Крупин: Нынче слишком много пишут. Однако почти ничего из того, современного, что я заставлял себя прочесть, не трогает душу. Вместо литературы в основном господствуют «тексты». Теперешние знаменитости ловят рыбку из одной реки, хотя, может быть, и с разных берегов. Но это не моя река. Моя — бежит из детства, и оно у меня выпало счастливым, несмотря на то, что крапиву иногда ели. В отношениях между людьми присутствовало много любви, искренней, ничем не замутненной простоты. Вода в речке столь чистая, что можно было пить из нее в любом месте, и в литературе для меня родники сплошные били. А теперь вроде и бурлит какой-то поток, но уже ни напиться из него, ни вглубь заглянуть...
культура: Когда пишете свои короткие дневниковые заметки, «крупинки», вы берете пример с «Опавших листьев» Василия Розанова?
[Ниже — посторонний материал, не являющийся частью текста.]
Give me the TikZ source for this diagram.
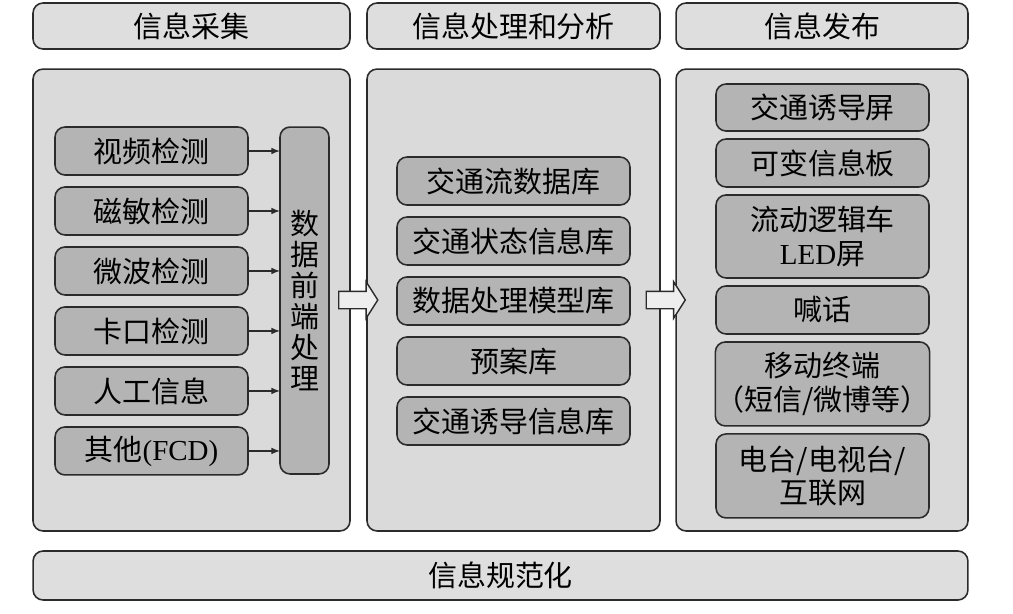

Крупин: Не только. Это ведь традиционный у нас жанр. Например, сборник поучений «Измарагд» — древнерусский. Да и у моих современников старших было чему поучиться: взять хотя бы «Затеси» Астафьева, «День за днем» Белова, «Мгновения» Бондарева, «Камушки на ладони» Солоухина. У меня же, вопреки афоризму Булгакова, рукописи еще как горят: в двух квартирах пожары случались. Записей, набросков, задумок к сюжетам скопилось много. Часть их по совету Распутина отдал в фонд рукописей РГБ. Другие — вот обрабатываю и публикую. Может, кому пригодятся или мысль какую-нибудь пробудят. А то, глядишь, кого-то к вере, к церкви повернут — очень на это надеюсь. Для меня «Живая вода» (так, напомню, называется моя старая повесть, по ней даже фильм сняли) давно не метафора и не загадка. Это — святая купель на моей вятской родине, на реке Великой, туда я хожу уже много лет с Великорецким крестным ходом. Да и вообще любой святой источник... Нашу страну и нашу веру можно понять, лишь когда осознаешь: у Бога — нет смерти. Верующий во Христа, «если и умрет, то оживет», как Он сам сказал. Так чего же нам бояться — и каждому, и всем вместе?